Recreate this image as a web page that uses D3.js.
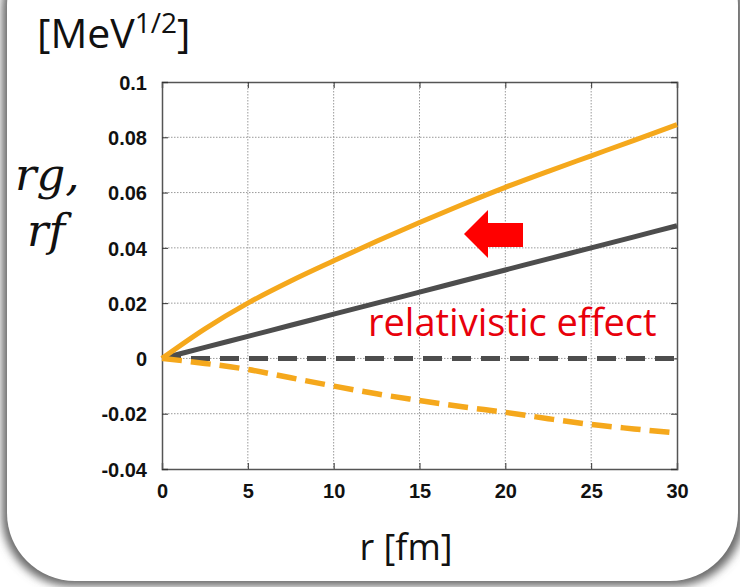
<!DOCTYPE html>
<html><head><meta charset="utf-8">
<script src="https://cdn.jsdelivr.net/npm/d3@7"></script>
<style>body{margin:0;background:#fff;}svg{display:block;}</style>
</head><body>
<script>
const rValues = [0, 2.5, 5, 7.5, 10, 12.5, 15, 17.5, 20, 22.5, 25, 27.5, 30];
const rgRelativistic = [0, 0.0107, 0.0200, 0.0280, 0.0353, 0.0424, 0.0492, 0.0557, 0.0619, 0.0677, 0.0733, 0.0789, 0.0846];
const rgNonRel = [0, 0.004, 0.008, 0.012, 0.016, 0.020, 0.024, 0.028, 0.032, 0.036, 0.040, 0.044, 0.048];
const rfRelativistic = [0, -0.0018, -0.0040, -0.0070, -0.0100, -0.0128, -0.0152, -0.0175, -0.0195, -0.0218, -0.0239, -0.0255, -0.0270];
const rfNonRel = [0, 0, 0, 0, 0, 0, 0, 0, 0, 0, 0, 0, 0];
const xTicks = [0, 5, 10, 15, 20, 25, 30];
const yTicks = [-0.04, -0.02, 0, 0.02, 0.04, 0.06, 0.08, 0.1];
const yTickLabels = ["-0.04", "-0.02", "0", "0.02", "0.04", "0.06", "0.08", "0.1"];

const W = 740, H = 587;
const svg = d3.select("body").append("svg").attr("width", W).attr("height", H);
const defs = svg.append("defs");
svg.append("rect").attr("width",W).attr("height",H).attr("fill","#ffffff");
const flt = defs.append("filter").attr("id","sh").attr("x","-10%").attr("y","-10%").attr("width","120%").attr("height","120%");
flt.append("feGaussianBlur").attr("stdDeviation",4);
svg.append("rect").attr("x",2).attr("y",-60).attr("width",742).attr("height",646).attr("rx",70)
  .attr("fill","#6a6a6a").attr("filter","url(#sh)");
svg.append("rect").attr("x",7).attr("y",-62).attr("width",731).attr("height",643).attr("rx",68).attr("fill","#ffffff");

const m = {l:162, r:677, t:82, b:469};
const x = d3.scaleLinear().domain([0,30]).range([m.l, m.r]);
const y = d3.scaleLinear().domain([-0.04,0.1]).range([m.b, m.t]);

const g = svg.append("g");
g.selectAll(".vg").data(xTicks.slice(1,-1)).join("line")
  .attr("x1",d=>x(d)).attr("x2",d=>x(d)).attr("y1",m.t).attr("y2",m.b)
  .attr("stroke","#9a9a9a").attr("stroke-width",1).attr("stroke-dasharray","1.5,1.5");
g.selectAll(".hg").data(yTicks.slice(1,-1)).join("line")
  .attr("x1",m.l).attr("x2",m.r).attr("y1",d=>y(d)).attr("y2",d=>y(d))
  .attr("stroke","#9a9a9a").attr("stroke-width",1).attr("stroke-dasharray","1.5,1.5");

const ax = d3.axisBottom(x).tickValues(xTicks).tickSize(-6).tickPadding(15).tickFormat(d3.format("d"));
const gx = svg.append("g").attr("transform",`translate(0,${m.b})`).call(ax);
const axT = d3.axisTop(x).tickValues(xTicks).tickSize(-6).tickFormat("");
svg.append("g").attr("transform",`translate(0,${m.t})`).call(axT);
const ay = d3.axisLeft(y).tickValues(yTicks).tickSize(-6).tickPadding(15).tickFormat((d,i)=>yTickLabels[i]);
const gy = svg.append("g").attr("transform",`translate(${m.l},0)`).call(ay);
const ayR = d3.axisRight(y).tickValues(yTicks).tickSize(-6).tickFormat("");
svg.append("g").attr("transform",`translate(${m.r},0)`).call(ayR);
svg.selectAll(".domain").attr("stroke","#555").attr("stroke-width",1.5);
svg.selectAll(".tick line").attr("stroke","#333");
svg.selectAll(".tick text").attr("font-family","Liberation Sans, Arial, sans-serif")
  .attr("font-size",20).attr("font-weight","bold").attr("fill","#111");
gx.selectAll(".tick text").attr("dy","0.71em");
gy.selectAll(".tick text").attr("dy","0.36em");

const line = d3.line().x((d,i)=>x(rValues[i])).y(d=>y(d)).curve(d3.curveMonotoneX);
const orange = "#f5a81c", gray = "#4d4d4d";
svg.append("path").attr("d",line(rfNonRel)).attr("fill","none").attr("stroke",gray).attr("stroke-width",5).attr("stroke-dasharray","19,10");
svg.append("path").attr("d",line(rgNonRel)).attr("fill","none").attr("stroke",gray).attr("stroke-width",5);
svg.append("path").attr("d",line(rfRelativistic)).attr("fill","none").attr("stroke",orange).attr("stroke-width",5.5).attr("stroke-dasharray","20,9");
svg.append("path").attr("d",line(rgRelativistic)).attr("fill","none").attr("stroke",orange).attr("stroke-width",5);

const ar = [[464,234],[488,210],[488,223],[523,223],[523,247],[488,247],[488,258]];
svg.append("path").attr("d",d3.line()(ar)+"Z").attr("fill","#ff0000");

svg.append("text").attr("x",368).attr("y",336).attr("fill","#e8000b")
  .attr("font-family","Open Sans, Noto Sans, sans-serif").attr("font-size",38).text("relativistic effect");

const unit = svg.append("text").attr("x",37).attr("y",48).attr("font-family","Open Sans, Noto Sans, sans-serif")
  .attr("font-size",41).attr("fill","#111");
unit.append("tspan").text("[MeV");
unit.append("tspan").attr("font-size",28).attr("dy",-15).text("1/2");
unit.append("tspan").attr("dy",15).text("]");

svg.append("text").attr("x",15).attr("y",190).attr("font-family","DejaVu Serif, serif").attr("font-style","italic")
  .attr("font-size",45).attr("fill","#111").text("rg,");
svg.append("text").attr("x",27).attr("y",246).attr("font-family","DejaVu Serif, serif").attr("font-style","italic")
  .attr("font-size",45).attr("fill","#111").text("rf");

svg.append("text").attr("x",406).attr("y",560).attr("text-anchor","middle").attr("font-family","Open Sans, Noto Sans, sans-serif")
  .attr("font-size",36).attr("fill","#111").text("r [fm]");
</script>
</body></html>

__________________________________________________

* _WORK TO BE COMPLETED_
Using the material above, return every line exactly as it appears, minus the pictures.

* _COMPLETE RESPONSE_
Recreate this image as a web page that uses D3.js.
<!DOCTYPE html>
<html><head><meta charset="utf-8">
<script src="https://cdn.jsdelivr.net/npm/d3@7"></script>
<style>body{margin:0;background:#fff;}svg{display:block;}</style>
</head><body>
<script>
const rValues = [0, 2.5, 5, 7.5, 10, 12.5, 15, 17.5, 20, 22.5, 25, 27.5, 30];
const rgRelativistic = [0, 0.0107, 0.0200, 0.0280, 0.0353, 0.0424, 0.0492, 0.0557, 0.0619, 0.0677, 0.0733, 0.0789, 0.0846];
const rgNonRel = [0, 0.004, 0.008, 0.012, 0.016, 0.020, 0.024, 0.028, 0.032, 0.036, 0.040, 0.044, 0.048];
const rfRelativistic = [0, -0.0018, -0.0040, -0.0070, -0.0100, -0.0128, -0.0152, -0.0175, -0.0195, -0.0218, -0.0239, -0.0255, -0.0270];
const rfNonRel = [0, 0, 0, 0, 0, 0, 0, 0, 0, 0, 0, 0, 0];
const xTicks = [0, 5, 10, 15, 20, 25, 30];
const yTicks = [-0.04, -0.02, 0, 0.02, 0.04, 0.06, 0.08, 0.1];
const yTickLabels = ["-0.04", "-0.02", "0", "0.02", "0.04", "0.06", "0.08", "0.1"];

const W = 740, H = 587;
const svg = d3.select("body").append("svg").attr("width", W).attr("height", H);
const defs = svg.append("defs");
svg.append("rect").attr("width",W).attr("height",H).attr("fill","#ffffff");
const flt = defs.append("filter").attr("id","sh").attr("x","-10%").attr("y","-10%").attr("width","120%").attr("height","120%");
flt.append("feGaussianBlur").attr("stdDeviation",4);
svg.append("rect").attr("x",2).attr("y",-60).attr("width",742).attr("height",646).attr("rx",70)
  .attr("fill","#6a6a6a").attr("filter","url(#sh)");
svg.append("rect").attr("x",7).attr("y",-62).attr("width",731).attr("height",643).attr("rx",68).attr("fill","#ffffff");

const m = {l:162, r:677, t:82, b:469};
const x = d3.scaleLinear().domain([0,30]).range([m.l, m.r]);
const y = d3.scaleLinear().domain([-0.04,0.1]).range([m.b, m.t]);

const g = svg.append("g");
g.selectAll(".vg").data(xTicks.slice(1,-1)).join("line")
  .attr("x1",d=>x(d)).attr("x2",d=>x(d)).attr("y1",m.t).attr("y2",m.b)
  .attr("stroke","#9a9a9a").attr("stroke-width",1).attr("stroke-dasharray","1.5,1.5");
g.selectAll(".hg").data(yTicks.slice(1,-1)).join("line")
  .attr("x1",m.l).attr("x2",m.r).attr("y1",d=>y(d)).attr("y2",d=>y(d))
  .attr("stroke","#9a9a9a").attr("stroke-width",1).attr("stroke-dasharray","1.5,1.5");

const ax = d3.axisBottom(x).tickValues(xTicks).tickSize(-6).tickPadding(15).tickFormat(d3.format("d"));
const gx = svg.append("g").attr("transform",`translate(0,${m.b})`).call(ax);
const axT = d3.axisTop(x).tickValues(xTicks).tickSize(-6).tickFormat("");
svg.append("g").attr("transform",`translate(0,${m.t})`).call(axT);
const ay = d3.axisLeft(y).tickValues(yTicks).tickSize(-6).tickPadding(15).tickFormat((d,i)=>yTickLabels[i]);
const gy = svg.append("g").attr("transform",`translate(${m.l},0)`).call(ay);
const ayR = d3.axisRight(y).tickValues(yTicks).tickSize(-6).tickFormat("");
svg.append("g").attr("transform",`translate(${m.r},0)`).call(ayR);
svg.selectAll(".domain").attr("stroke","#555").attr("stroke-width",1.5);
svg.selectAll(".tick line").attr("stroke","#333");
svg.selectAll(".tick text").attr("font-family","Liberation Sans, Arial, sans-serif")
  .attr("font-size",20).attr("font-weight","bold").attr("fill","#111");
gx.selectAll(".tick text").attr("dy","0.71em");
gy.selectAll(".tick text").attr("dy","0.36em");

const line = d3.line().x((d,i)=>x(rValues[i])).y(d=>y(d)).curve(d3.curveMonotoneX);
const orange = "#f5a81c", gray = "#4d4d4d";
svg.append("path").attr("d",line(rfNonRel)).attr("fill","none").attr("stroke",gray).attr("stroke-width",5).attr("stroke-dasharray","19,10");
svg.append("path").attr("d",line(rgNonRel)).attr("fill","none").attr("stroke",gray).attr("stroke-width",5);
svg.append("path").attr("d",line(rfRelativistic)).attr("fill","none").attr("stroke",orange).attr("stroke-width",5.5).attr("stroke-dasharray","20,9");
svg.append("path").attr("d",line(rgRelativistic)).attr("fill","none").attr("stroke",orange).attr("stroke-width",5);

const ar = [[464,234],[488,210],[488,223],[523,223],[523,247],[488,247],[488,258]];
svg.append("path").attr("d",d3.line()(ar)+"Z").attr("fill","#ff0000");

svg.append("text").attr("x",368).attr("y",336).attr("fill","#e8000b")
  .attr("font-family","Open Sans, Noto Sans, sans-serif").attr("font-size",38).text("relativistic effect");

const unit = svg.append("text").attr("x",37).attr("y",48).attr("font-family","Open Sans, Noto Sans, sans-serif")
  .attr("font-size",41).attr("fill","#111");
unit.append("tspan").text("[MeV");
unit.append("tspan").attr("font-size",28).attr("dy",-15).text("1/2");
unit.append("tspan").attr("dy",15).text("]");

svg.append("text").attr("x",15).attr("y",190).attr("font-family","DejaVu Serif, serif").attr("font-style","italic")
  .attr("font-size",45).attr("fill","#111").text("rg,");
svg.append("text").attr("x",27).attr("y",246).attr("font-family","DejaVu Serif, serif").attr("font-style","italic")
  .attr("font-size",45).attr("fill","#111").text("rf");

svg.append("text").attr("x",406).attr("y",560).attr("text-anchor","middle").attr("font-family","Open Sans, Noto Sans, sans-serif")
  .attr("font-size",36).attr("fill","#111").text("r [fm]");
</script>
</body></html>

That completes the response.